ヤス なるほどね。言ってみれば、農奴のレベルの意識の希薄さは、19世紀とか18世紀では当たり前だったんですよ。だから個が意識を持つ存在であるということに関して、どんどん自覚的になってくるという。我々に長期的な意識の進化の流れがあるとしたら、まさにそのような歴史なのだと思いますね。だから基本的には、我々の個としての存在、我々は意識を持つ個の存在であるというような、個の特殊性に対してどんどんどんどん自覚が強まってきているのだと。まさにそういう歴史的な過程にいるのではないかと思う。

西塚 江戸時代に戻る必要はないんですが、あの時代のヨーロッパは女と子どもは労働力だったらしいんですね。労働力でしかないと。当時の外国人特派員みたいのが日本にきたときに、子どもと女性が笑ってると。女と子どもがこんなに楽しそうに笑ってる国は初めて見たと言うわけです。何だこれはと。そういう文献がいっぱいある。貧しいんですよ、みんな。真っ黒な顔してアカだらけなんだけど、みんな笑ってる。何だと、何で楽しいんだ、何で幸せそうなんだと。

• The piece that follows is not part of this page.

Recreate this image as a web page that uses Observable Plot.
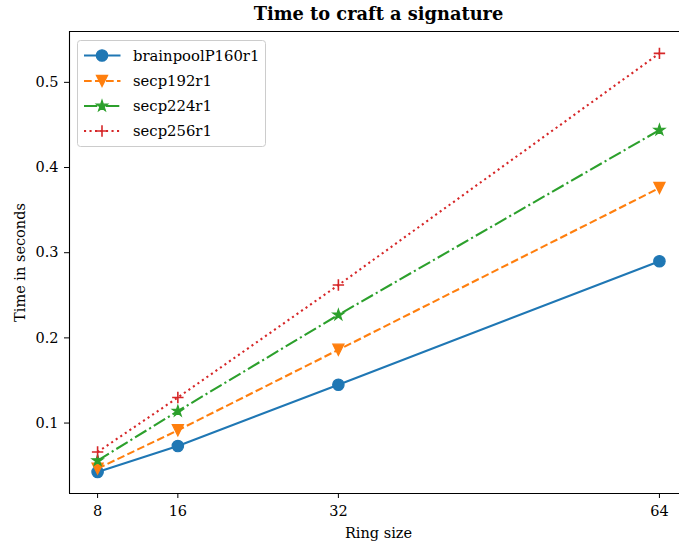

すみません話がずれて、もっと個の話でスピリチュアル的なところまでいきたかったんですが…

ヤス じゃ、次回やりますか(笑)。

西塚 はい、毎回言ってますが、次はもっと突っ込んだ話をしたいと思います。すみません、今日は無茶苦茶になりましたが、ありがとうございました。

ヤス いえいえ、酔っぱらいオヤジですから(笑)。